Altra tappa in questo provocatorio excursus ecclesiale retrospettivo. Questa volta siamo a Roma nientepopodimeno che nella Basilica di Santa Maria Maggiore.
Il 07 aprile 2015 i movimenti per la casa occuparono un palazzo a Torre Spaccata, periferia sud-est dove andarono a vivere 50 famiglie, che, il 03 giugno, la polizia fece sgomberare con la solita solerzia. Trovarono provvisorio rifugio, dormirono e vissero per alcuni giorni nella Basilica di Santa Maria Maggiore (che è territorio vaticano). Stupì non tanto il fatto in sé, ma la reazione molto tollerante da parte delle autorità ecclesiastiche con il vicariato addirittura impegnato a ricercare soluzioni al problema riguardante immigrati e non. In filigrana si poteva leggere l’ormai ennesimo segno di un cambiamento di clima nella Chiesa dovuto all’impostazione del pontificato di Francesco. Seppure di traverso molti sono costretti ad inghiottire rospi: in altri momenti li avrebbero clamorosamente sputati.

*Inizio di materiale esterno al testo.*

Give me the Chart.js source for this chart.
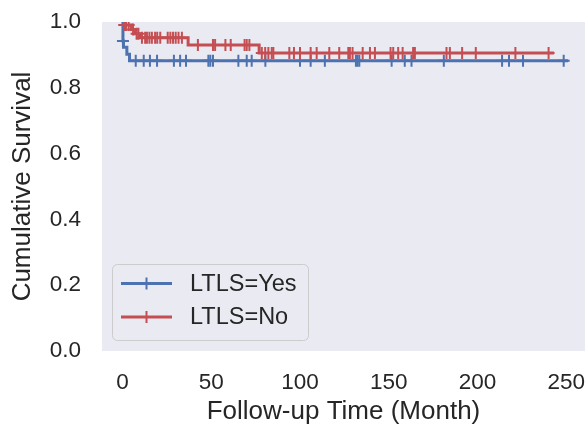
<!DOCTYPE html>
<html lang="en">
<head>
<meta charset="UTF-8">
<title>Cumulative Survival by LTLS</title>
<script src="https://cdn.jsdelivr.net/npm/chart.js"></script>
<style>
  html, body { margin: 0; padding: 0; background: #fff; }
  #wrap { width: 587px; height: 427px; }
</style>
</head>
<body>
<div id="wrap"><canvas id="chart"></canvas></div>
<script>
const seriesLabels = ['LTLS=Yes', 'LTLS=No'];
const seriesColors = ['#4c72b0', '#c44e52'];
const xTicks = [0, 50, 100, 150, 200, 250];
const yTicks = [0, 0.2, 0.4, 0.6, 0.8, 1.0];

// survival curve steps (month, survival)
const yesTimes = [0, 0.3, 0.6, 2.5, 4, 251];
const yesSurv = [1.0, 0.942, 0.923, 0.902, 0.882, 0.882];
const noTimes = [0, 5, 7, 10, 37, 77, 243];
const noSurv = [0.991, 0.977, 0.964, 0.952, 0.930, 0.906, 0.906];

// censored follow-up times (months)
const yesCensored = [0.3, 7.5, 12, 15.5, 19.5, 29, 32.5, 35.8, 48.4, 49.5, 51, 65.3, 70, 72.8, 80.5,
  100, 106, 114, 131.5, 132.4, 133.4, 151.6, 159, 162.8, 181, 213.8, 217.7, 225.6, 248.5];
const noCensored = [1, 2, 3.5, 6, 8, 9, 11, 12.8, 13.8, 15.2, 16.6, 18.4, 19.6, 21.3, 25.5, 27, 28.5, 30,
  31.6, 33.5, 42.5, 51, 52.2, 58, 61, 68.8, 70, 71.5, 78.5, 80.4, 82.2, 84.1, 85, 94, 96.6, 100, 106,
  109.4, 116.5, 122.1, 127.2, 128.1, 129.6, 135.3, 139.4, 142.2, 151, 152.5, 155.3, 157.8, 163.7,
  164.7, 182.5, 184.4, 191.3, 199, 221.3, 240];

const textColor = '#262626';
const fontFamily = '"Liberation Sans", Arial, sans-serif';

// value of the step curve at time t
function survAt(times, surv, t) {
  let s = surv[0];
  for (let i = 0; i < times.length; i++) {
    if (times[i] <= t) s = surv[i];
  }
  return s;
}

function curve(times, surv) {
  return times.map((t, i) => ({ x: t, y: surv[i] }));
}

function censorPoints(cens, times, surv) {
  return cens.map(t => ({ x: t, y: survAt(times, surv, t) }));
}

// fixed axis box, no extra room for overhanging labels
function fixBox(size, key) {
  return s => {
    s[key] = size;
    s.paddingTop = s.paddingBottom = s.paddingLeft = s.paddingRight = 0;
  };
}

const plotBg = {
  id: 'plotBg',
  beforeDraw(chart) {
    const { ctx, chartArea: a } = chart;
    ctx.save();
    ctx.fillStyle = '#eaeaf2';
    ctx.fillRect(a.left, a.top, a.right - a.left, a.bottom - a.top);
    ctx.restore();
  }
};

// legend drawn inside the plot, lower left
const insideLegend = {
  id: 'insideLegend',
  afterDraw(chart) {
    const { ctx, chartArea: a } = chart;
    const x0 = a.left + 10, y0 = a.bottom - 87, w = 196, h = 76;
    ctx.save();
    ctx.beginPath();
    ctx.roundRect(x0 + 0.5, y0 + 0.5, w, h, 5);
    ctx.fillStyle = 'rgba(234,234,242,0.8)';
    ctx.fill();
    ctx.strokeStyle = '#cccccc';
    ctx.lineWidth = 1;
    ctx.stroke();
    seriesLabels.forEach((lab, i) => {
      const y = y0 + 19.5 + i * 33.5;
      ctx.strokeStyle = seriesColors[i];
      ctx.lineWidth = 3;
      ctx.beginPath();
      ctx.moveTo(x0 + 9, y);
      ctx.lineTo(x0 + 60, y);
      ctx.stroke();
      ctx.lineWidth = 2;
      ctx.beginPath();
      ctx.moveTo(x0 + 34.5, y - 6);
      ctx.lineTo(x0 + 34.5, y + 6);
      ctx.stroke();
      ctx.fillStyle = textColor;
      ctx.font = '23.5px ' + fontFamily;
      ctx.textBaseline = 'middle';
      ctx.fillText(lab, x0 + 78, y + 1);
    });
    ctx.restore();
  }
};

new Chart(document.getElementById('chart'), {
  type: 'line',
  data: {
    datasets: [
      {
        label: seriesLabels[0],
        data: curve(yesTimes, yesSurv),
        stepped: true,
        borderColor: seriesColors[0],
        borderWidth: 3,
        pointRadius: 0,
        fill: false,
        order: 3
      },
      {
        label: seriesLabels[0] + ' censored',
        data: censorPoints(yesCensored, yesTimes, yesSurv),
        showLine: false,
        pointStyle: 'cross',
        pointRadius: 6,
        pointBorderWidth: 2,
        pointBorderColor: seriesColors[0],
        order: 2
      },
      {
        label: seriesLabels[1],
        data: curve(noTimes, noSurv),
        stepped: true,
        borderColor: seriesColors[1],
        borderWidth: 3,
        pointRadius: 0,
        fill: false,
        order: 1
      },
      {
        label: seriesLabels[1] + ' censored',
        data: censorPoints(noCensored, noTimes, noSurv),
        showLine: false,
        pointStyle: 'cross',
        pointRadius: 6,
        pointBorderWidth: 2,
        pointBorderColor: seriesColors[1],
        order: 0
      }
    ]
  },
  options: {
    responsive: true,
    maintainAspectRatio: false,
    animation: false,
    events: [],
    layout: { autoPadding: false, padding: { top: 22, right: 2, left: 0, bottom: 0 } },
    plugins: { legend: { display: false }, tooltip: { enabled: false } },
    scales: {
      x: {
        type: 'linear',
        min: -11.5,
        max: 260.5,
        grid: { display: false, drawTicks: false },
        border: { display: false },
        afterBuildTicks: s => { s.ticks = xTicks.map(v => ({ value: v })); },
        afterFit: fixBox(76, 'height'),
        ticks: {
          color: textColor,
          padding: 18,
          font: { family: fontFamily, size: 22.5 },
          maxRotation: 0
        },
        title: {
          display: true,
          text: 'Follow-up Time (Month)',
          color: textColor,
          font: { family: fontFamily, size: 26 },
          padding: { top: 0, bottom: 0 }
        }
      },
      y: {
        type: 'linear',
        min: 0,
        max: 1,
        grid: { display: false, drawTicks: false },
        border: { display: false },
        afterBuildTicks: s => { s.ticks = yTicks.map(v => ({ value: v })); },
        afterFit: fixBox(102, 'width'),
        ticks: {
          color: textColor,
          padding: 21,
          font: { family: fontFamily, size: 22.5 },
          callback: v => v.toFixed(1)
        },
        title: {
          display: true,
          text: 'Cumulative Survival',
          color: textColor,
          font: { family: fontFamily, size: 26 },
          padding: { top: 7, bottom: 0 }
        }
      }
    }
  },
  plugins: [plotBg, insideLegend]
});
</script>
</body>
</html>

2005, 2015, 2025: tappe decennali di un percorso accidentato. I tempi della Chiesa sono troppo lunghi. A Gesù sono bastati tre anni di ministero pubblico per sconvolgere il mondo. D’altra parte le profezie hanno bisogno di tempo per essere assorbite nel tessuto ecclesiale, ma non prendiamocela troppo comoda, perché siamo chiamati da subito a rispondere della passione per la giustizia.
Torniamo precipitosamente ai giorni nostri. Morale della favola: la fece simpaticamente lo stesso don Luciano Scaccaglia con soddisfazione condita da una punta di amara ironia. Senza alcuna cattiveria e senza inutili rivalse, davanti alle golose novità introdotte da papa Francesco si lasciò andare dicendo: «Il Papa? Mi copia!».
Cosa direbbe oggi? Forse che la copiatura, fortunatamente e nonostante tutto, continua e si allarga. Il ritardo di duecento anni, denunciato per la Chiesa dal Cardinal Martini, si sta accorciando? Stiamo recuperando? Attenti però: passato il Giubileo della speranza gabbato il riscatto degli esclusi?